Comencé a leer el libro (allí estaba el comienzo esperado: "Call me Ishmael") y el primer capítulo resultó ser una apasionada descripción de cómo el hombre busca el mar o, cuando menos, el agua, siempre que la tiene cerca. Comienza describiendo a quienes se asoman a los ríos en la propia Manhattan de hace 150 años, pero también describe cómo, cuando no se tiene el agua cerca, se pinta, o se sueña, o se inventa. Como evasión y como consuelo, como búsqueda de un misterio vital, embelesando como hace de manera paradójicamente similar a la que consiguen las llamas de una hoguera.

Me hallaba absorto ya en la narración de un tal Ishmael que está a punto de embarcarse en busca de una ballena legendaria, cuando levanté la cabeza y vi mi propia ballena. Gris, plateada, gigante e inmóvil. Erguida frente a mí, a unos pocos cientos de metros de distancia, mirando al cielo. Resultaba increíble pensar que habían pasado los minutos leyendo en la terraza y hasta entonces no me hubiera dado cuenta de que estaba ahí: el edificio Chrysler, uno de los rascacielos más famosos del mundo, me vigilaba inmutable mientras yo pasaba las páginas.



Recién comenzado Moby Dick y apenas iniciada mi vida en Nueva York, es fácil trazar un paralelismo entre ambos. En cierto modo, la vida en esta ciudad se asemeja a navegar por un mar de hormigón, en el que el chillido molesto de las gaviotas se torna en sirenas de bomberos, pero que, al igual que en el caso de los balleneros, ofrece grandes recompensas a quien persiste en la marea.

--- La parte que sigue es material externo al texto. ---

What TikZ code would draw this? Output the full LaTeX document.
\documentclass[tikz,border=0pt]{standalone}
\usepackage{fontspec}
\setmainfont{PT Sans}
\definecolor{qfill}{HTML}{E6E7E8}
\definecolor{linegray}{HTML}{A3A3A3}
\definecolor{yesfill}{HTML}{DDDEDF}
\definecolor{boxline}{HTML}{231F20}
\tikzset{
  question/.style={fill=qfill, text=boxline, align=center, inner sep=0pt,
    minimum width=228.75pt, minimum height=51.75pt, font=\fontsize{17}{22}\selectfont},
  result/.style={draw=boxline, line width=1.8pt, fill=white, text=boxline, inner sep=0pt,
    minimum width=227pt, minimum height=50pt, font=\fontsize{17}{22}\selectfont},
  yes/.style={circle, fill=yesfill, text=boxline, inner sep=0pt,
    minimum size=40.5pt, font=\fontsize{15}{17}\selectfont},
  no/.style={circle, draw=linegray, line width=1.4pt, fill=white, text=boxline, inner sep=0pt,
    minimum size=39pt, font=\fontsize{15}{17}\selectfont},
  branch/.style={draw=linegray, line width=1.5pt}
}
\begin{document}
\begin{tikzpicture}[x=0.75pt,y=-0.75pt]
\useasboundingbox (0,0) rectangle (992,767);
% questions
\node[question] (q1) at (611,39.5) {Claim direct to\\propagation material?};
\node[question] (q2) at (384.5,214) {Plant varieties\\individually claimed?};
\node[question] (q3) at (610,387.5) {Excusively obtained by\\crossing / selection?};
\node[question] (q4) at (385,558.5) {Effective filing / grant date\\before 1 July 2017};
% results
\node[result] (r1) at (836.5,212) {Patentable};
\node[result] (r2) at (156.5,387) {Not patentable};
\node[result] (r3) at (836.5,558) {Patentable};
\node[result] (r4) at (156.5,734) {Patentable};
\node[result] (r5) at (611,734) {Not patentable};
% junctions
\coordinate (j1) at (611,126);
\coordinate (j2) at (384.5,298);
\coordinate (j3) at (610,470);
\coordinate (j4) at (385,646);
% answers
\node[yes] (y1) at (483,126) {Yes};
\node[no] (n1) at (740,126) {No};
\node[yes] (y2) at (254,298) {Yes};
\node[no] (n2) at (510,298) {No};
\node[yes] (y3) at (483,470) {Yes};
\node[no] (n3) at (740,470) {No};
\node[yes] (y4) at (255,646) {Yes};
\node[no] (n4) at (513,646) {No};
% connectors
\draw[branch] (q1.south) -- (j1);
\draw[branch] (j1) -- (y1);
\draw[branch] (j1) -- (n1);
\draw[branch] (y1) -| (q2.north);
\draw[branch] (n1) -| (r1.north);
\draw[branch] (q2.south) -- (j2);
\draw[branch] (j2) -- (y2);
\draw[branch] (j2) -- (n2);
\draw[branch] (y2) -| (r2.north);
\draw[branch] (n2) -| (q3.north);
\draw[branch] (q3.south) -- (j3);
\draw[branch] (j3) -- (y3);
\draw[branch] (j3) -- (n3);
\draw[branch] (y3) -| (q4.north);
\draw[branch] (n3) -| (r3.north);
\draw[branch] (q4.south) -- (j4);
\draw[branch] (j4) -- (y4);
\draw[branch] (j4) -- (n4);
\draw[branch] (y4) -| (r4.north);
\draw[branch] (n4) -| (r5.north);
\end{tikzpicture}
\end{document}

Cuando parece que estás en ninguna parte, en una azotea anodina de un apartamento cualquiera, levantas de repente la cabeza y te encuentras con la silueta de uno de los iconos arquitectónicos del siglo XX. Paseas por el parque sin un rumbo determinado y, de la nada, aparece otra inesperada ballena bajo la forma del colosal Museo Metropolitano. Doblas una esquina de una calle aparentemente sin lustre y surgen sin previo avisa decenas de cetáceos de neón.

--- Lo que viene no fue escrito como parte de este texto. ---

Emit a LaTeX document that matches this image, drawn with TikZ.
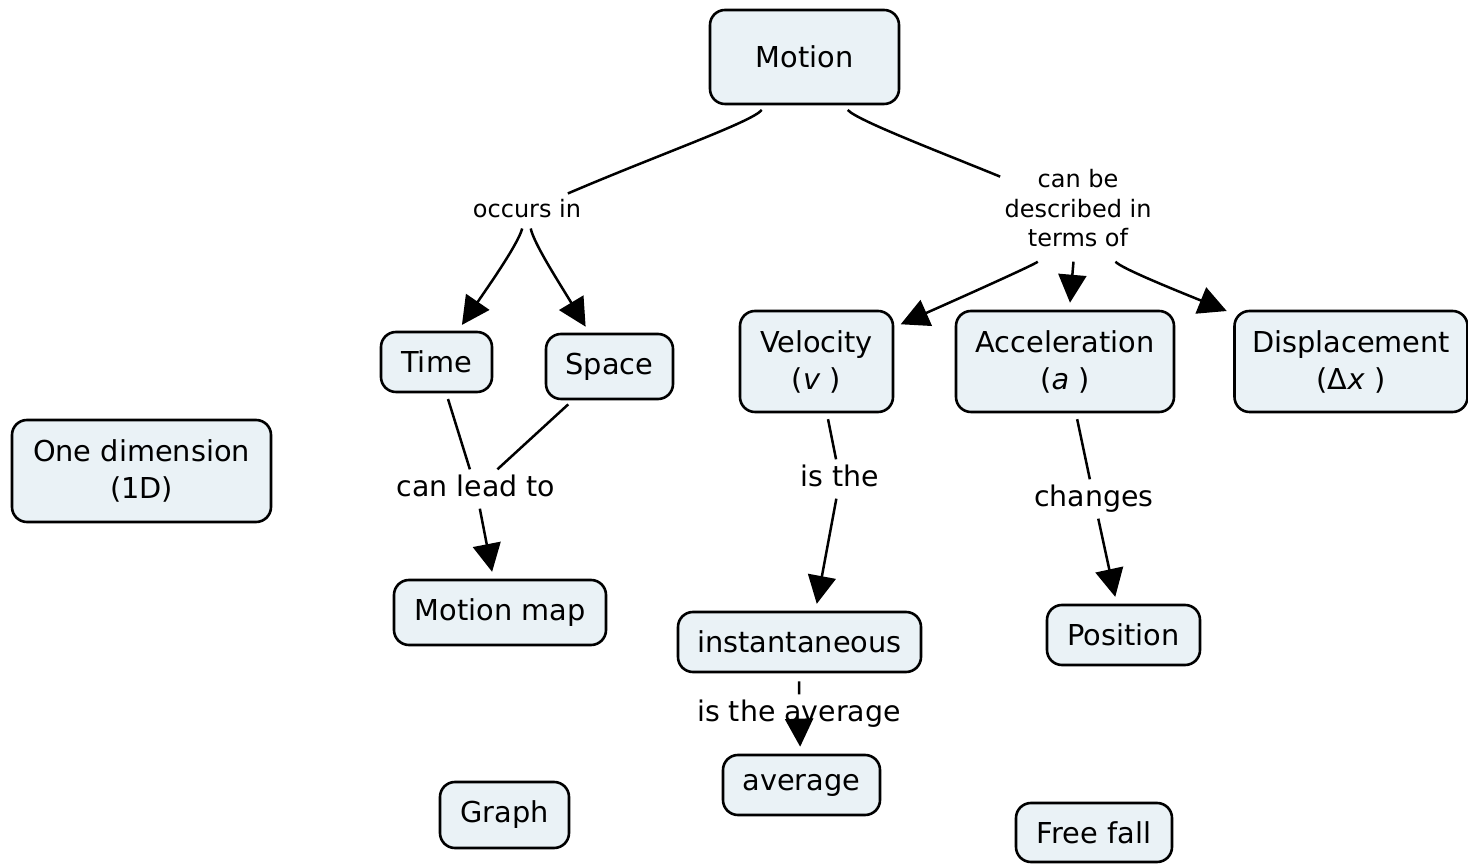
\documentclass[tikz,border=0pt]{standalone}
\usepackage{fontspec}
\setmainfont{DejaVu Sans}
\usetikzlibrary{arrows.meta}
\definecolor{conceptfill}{RGB}{234,242,246}
\begin{document}
\begin{tikzpicture}[>={Triangle[length=14bp,width=14bp]},line join=bevel,
  concept/.style={draw=black,line width=1.3bp,fill=conceptfill,rounded corners=7.5bp,align=center,font=\fontsize{14.4bp}{18.5bp}\selectfont},
  linkphrase/.style={draw=none,inner sep=2.5bp,text depth=3.5bp,font=\fontsize{14.2bp}{17bp}\selectfont},
  connector/.style={black,line width=1.25bp},
  tolink/.style={connector,shorten <=3bp},
  toconcept/.style={connector,->,shorten >=3.5bp},
  ]
\useasboundingbox (0bp,0bp) rectangle (734bp,432bp);
%%
\node (node_0) at (402.25bp,403.5bp) [concept,minimum width=94.5bp,minimum height=47bp] {Motion};
  \node (node_1) at (218.25bp,251bp) [concept,minimum width=55.5bp,minimum height=30bp] {Time};
  \node (node_2) at (304.75bp,248.75bp) [concept,minimum width=63.5bp,minimum height=32.5bp] {Space};
  \node (node_3) at (408.25bp,251.25bp) [concept,minimum width=76.5bp,minimum height=50.5bp] {Velocity\\(\textit{v} )};
  \node (node_4) at (532.5bp,251.25bp) [concept,minimum width=109bp,minimum height=50.5bp] {Acceleration\\(\textit{a} )};
  \node (node_5) at (675.5bp,251.25bp) [concept,minimum width=116.5bp,minimum height=50.5bp] {Displacement\\(Δ\textit{x} )};
  \node (node_6) at (70.75bp,196.5bp) [concept,minimum width=129.5bp,minimum height=51bp] {One dimension\\(1D)};
  \node (node_7) at (250bp,125.75bp) [concept,minimum width=106bp,minimum height=32.5bp] {Motion map};
  \node (node_8) at (399.75bp,111bp) [concept,minimum width=121.5bp,minimum height=30bp] {instantaneous};
  \node (node_9) at (561.75bp,114.5bp) [concept,minimum width=76.5bp,minimum height=30bp] {Position};
  \node (node_10) at (400.75bp,39.5bp) [concept,minimum width=78.5bp,minimum height=30bp] {average};
  \node (node_11) at (252.25bp,24.5bp) [concept,minimum width=64.5bp,minimum height=33bp] {Graph};
  \node (node_12) at (547bp,15.75bp) [concept,minimum width=78bp,minimum height=29.5bp] {Free fall};
%
\node (node_13) at (263.5bp,326.5bp) [linkphrase,text depth=3bp,font=\fontsize{12bp}{14.75bp}\selectfont] {occurs in};
  \node (node_14) at (539bp,327.75bp) [draw=none,align=center,inner xsep=2bp,inner ysep=7bp,font=\fontsize{12bp}{14.75bp}\selectfont] {can be\\described in\\terms of};
  \node (node_15) at (238bp,187.5bp) [linkphrase] {can lead to};
  \node (node_16) at (420bp,192.5bp) [linkphrase] {is the};
  \node (node_17) at (547bp,182.5bp) [linkphrase] {changes};
  \node (node_18) at (399.5bp,75bp) [linkphrase] {is the average};
%
\draw [tolink] (node_0) ..controls (376bp,371bp) and (330bp,355bp) .. (node_13);
  \draw [tolink] (node_0) ..controls (428bp,372bp) and (470bp,356bp) .. (node_14);
  \draw [toconcept] (node_13) ..controls (259bp,310bp) and (245bp,290bp) .. (node_1);
  \draw [toconcept] (node_13) ..controls (267bp,310bp) and (280bp,290bp) .. (node_2);
  \draw [toconcept] (node_14) ..controls (518bp,300bp) and (480bp,283bp) .. (node_3);
  \draw [toconcept] (node_14) -- (node_4);
  \draw [toconcept] (node_14) ..controls (560bp,298bp) and (590bp,286bp) .. (node_5);
  \draw [tolink] (node_1) -- (node_15);
  \draw [tolink] (node_2) -- (node_15);
  \draw [toconcept] (node_15) -- (node_7);
  \draw [tolink] (node_3) -- (node_16);
  \draw [toconcept] (node_16) -- ([xshift=8bp]node_8.north);
  \draw [tolink] (node_4) -- (node_17);
  \draw [toconcept] (node_17) -- (node_9);
  \draw [tolink,shorten <=4bp] (node_8) -- (node_18);
  \draw [toconcept] (node_18) -- (node_10);
%
\end{tikzpicture}
\end{document}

Lo cierto es que, debido a ese falso conocimiento antes mencionado de obras clásicas, ignoro cómo termina el libro, aunque me puedo hacer una idea. En todo caso, sí sé que, en lo que a mi particular aventura neoyorquina respecta, habrá sin duda muchas más ballenas, a cual más sorprendente, esperando ser descubiertas.